ROME, Aug 15 (G-77) - The most important activity for the Rome chapter of the Group of 77 in the coming months is the 29th FAO Conference scheduled to take place on November 7-18, Ambassador Noel de Luna of the Philippines, chairman of the Rome chapter said. This is because it will be the first conference after the World Food Summit of November 1996, he said.

Ambassador de Luna said "the most important issue for us is what signals will this Conference send after the Summit."

Concretely, since the goal of the summit is to reduce the number of hungry and malnourished from 800 million to 400 million by the year 2015, logically this can only be done only if the FAO has the resources to do it, among others.

However, he pointed out, the FAO Director General is only asking for a zero real growth budget of about $ 689 million for the biennium 1998-99: the current budget of $ 650 million for 1996-97 plus around $ 39 million adjustments for cost increases.
Major contributors though believe that the FAO should reduce its budget to a $590 million-$610 million range. Consequently with a budget reduction, the programme of work will also be reduced.

The Group of 77 believes that this situation will send the wrong signals to the world's poor and hungry. Considering the successful conclusion of the World Food Summit, the budget and programme should in fact be increased and expanded, the ambassador said.

"It may be argued that while the Summit did squarely put the responsibility of feeding the hungry and malnourished on national governments-- a fact which all of us know in the first place, due to the complexities of global production and trade resulting from historical developments-- international and multilateral organisations still have an important role to play in alleviating hunger and malnutrition," he added.

If the role of the FAO would only be limited to monitoring the number of hungry and malnourished-- some would say, bean counting-- then there would have been no need for a summit in the first place, he added.

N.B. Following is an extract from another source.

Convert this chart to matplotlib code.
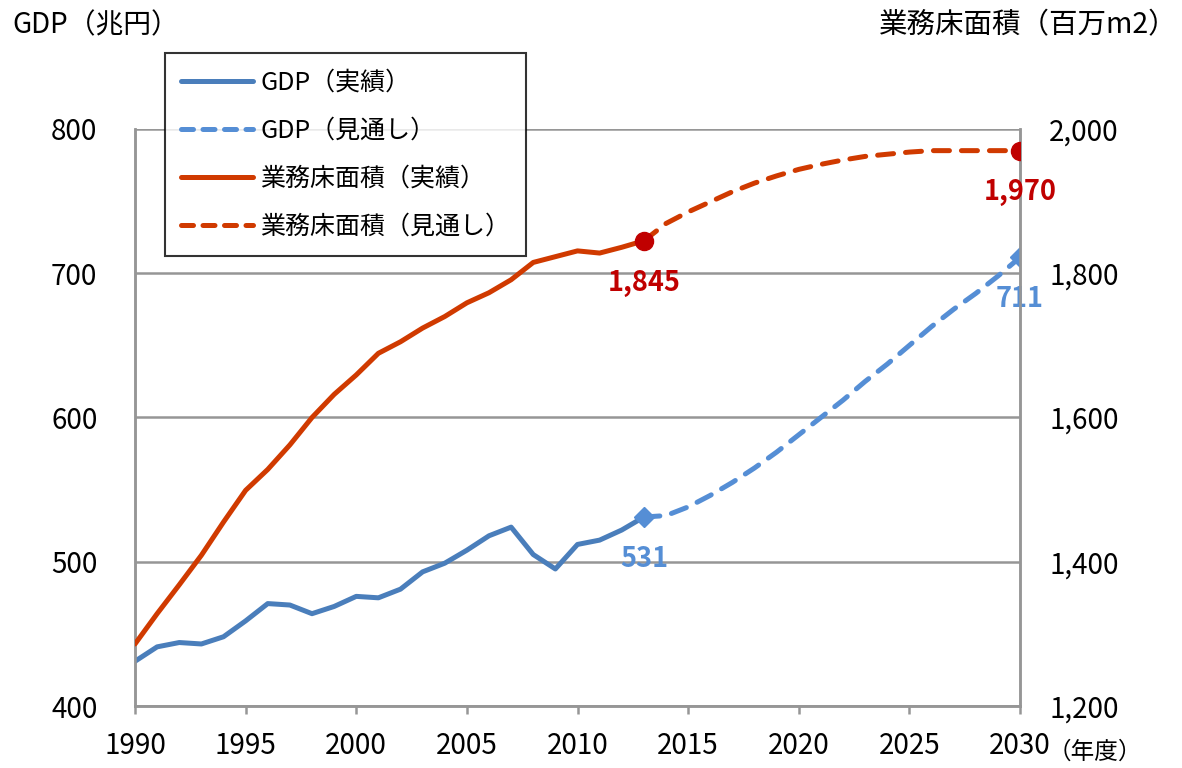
import numpy as np
import matplotlib.pyplot as plt
from matplotlib.lines import Line2D

plt.rcParams['font.family'] = ['Noto Sans CJK JP', 'DejaVu Sans']

# data
years_act = list(range(1990, 2014))
gdp_act = [431, 441, 444, 443, 448, 459, 471, 470, 464, 469, 476, 475, 481, 493,
           499, 508, 518, 524, 505, 495, 512, 515, 522, 531]
floor_act = [1286, 1328, 1368, 1409, 1455, 1499, 1528, 1562, 1600, 1632, 1659, 1689,
             1705, 1724, 1740, 1759, 1773, 1791, 1815, 1823, 1831, 1828, 1836, 1845]

years_fc = list(range(2013, 2031))
gdp_fc = [531, 532, 538, 546, 555, 565, 576, 588, 600, 612, 625, 637, 650, 663,
          675, 686, 698, 711]
floor_fc = [1845, 1869, 1885, 1899, 1913, 1925, 1935, 1944, 1951, 1957, 1962, 1965,
            1968, 1970, 1970, 1970, 1970, 1970]

c_gdp = '#4A7EBB'
c_gdp_fc = '#558ED5'
c_floor = '#D03A00'
c_mark = '#C00000'
c_grid = '#969696'
lw = 3.6
dash = (0, (3.2, 2.4))

fig = plt.figure(figsize=(11.82, 7.68), dpi=100)
ax = fig.add_axes([135/1182, 1-706/768, 885/1182, 577/768])
ax2 = ax.twinx()

ax.plot(years_act, gdp_act, color=c_gdp, lw=lw, solid_capstyle='round', zorder=3)
ax.plot(years_fc, gdp_fc, color=c_gdp_fc, lw=lw, ls=dash,
        dash_capstyle='round', marker='D', ms=10, markevery=[0, len(years_fc)-1],
        mfc=c_gdp_fc, mec=c_gdp_fc, zorder=3)
ax2.plot(years_act, floor_act, color=c_floor, lw=lw, solid_capstyle='round', zorder=3)
ax2.plot(years_fc, floor_fc, color=c_floor, lw=lw, ls=dash,
         dash_capstyle='round', zorder=3)
ax2.plot([years_fc[0], years_fc[-1]], [floor_fc[0], floor_fc[-1]], ls='none',
         marker='o', ms=13, mfc=c_mark, mec=c_mark, zorder=4)

ax.set_xlim(1990, 2030)
ax.set_ylim(400, 800)
ax2.set_ylim(1200, 2000)
ax.set_xticks(range(1990, 2031, 5))
ax.set_yticks(range(400, 801, 100))
ax2.set_yticks(range(1200, 2001, 200))
ax2.set_yticklabels([f'{v:,}' for v in range(1200, 2001, 200)])

ax.grid(axis='y', color=c_grid, lw=1.8, zorder=0)
ax.set_axisbelow(True)
for a in (ax, ax2):
    a.spines['top'].set_visible(False)
    for s in ('left', 'right', 'bottom'):
        a.spines[s].set_color(c_grid)
        a.spines[s].set_linewidth(1.8)
ax.tick_params(axis='y', direction='in', length=0, pad=27, labelsize=20)
ax2.tick_params(axis='y', direction='in', length=0, pad=21, labelsize=20)
ax.tick_params(axis='x', direction='out', length=6, width=1.8, color=c_grid,
               pad=12, labelsize=20)

# labels of end values
ax2.text(2013, 1845 - 58, '1,845', color=c_mark, fontsize=19.5, fontweight='bold',
         ha='center', va='center')
ax2.text(2030, 1970 - 58, '1,970', color=c_mark, fontsize=19.5, fontweight='bold',
         ha='center', va='center')
ax.text(2013, 531 - 29, '531', color=c_gdp_fc, fontsize=19.5, fontweight='bold',
        ha='center', va='center')
ax.text(2030, 711 - 29, '711', color=c_gdp_fc, fontsize=19.5, fontweight='bold',
        ha='center', va='center')

fig.text(12/1182, 1-25/768, 'GDP（兆円）', fontsize=20, ha='left', va='center')
fig.text(1178/1182, 1-25/768, '業務床面積（百万m2）', fontsize=20.5, ha='right', va='center')
fig.text(1048/1182, 1-752/768, '（年度）', fontsize=17, ha='left', va='center')

handles = [
    Line2D([], [], color=c_gdp, lw=lw, solid_capstyle='round'),
    Line2D([], [], color=c_gdp_fc, lw=lw, ls=(0, (2.4, 1.9)), dash_capstyle='round'),
    Line2D([], [], color=c_floor, lw=lw, solid_capstyle='round'),
    Line2D([], [], color=c_floor, lw=lw, ls=(0, (2.4, 1.9)), dash_capstyle='round'),
]
labels = ['GDP（実績）', 'GDP（見通し）', '業務床面積（実績）', '業務床面積（見通し）']
leg = ax2.legend(handles, labels, loc='upper left', bbox_to_anchor=(165/1182, 1-53/768),
                 bbox_transform=fig.transFigure, fontsize=18, frameon=True,
                 fancybox=False, edgecolor='black', handlelength=2.85, handletextpad=0.3,
                 labelspacing=0.88, borderpad=0.65, borderaxespad=0)
leg.get_frame().set_linewidth(1.5)
leg.set_zorder(10)

fig.savefig('out.png', dpi=100, facecolor='white')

The intent of the summit though was not for the FAO to count the number of the hungry and malnourished. The intent was for the FAO to refresh its mandate and play a proactive role in reducing the hungry and malnourished through concrete and real means, such as the Special Programme for Food Security.

The G-77 believes that further budget cuts in the FAO will only render a mockery of the Summit and its noble goals, Ambassador de Luna said.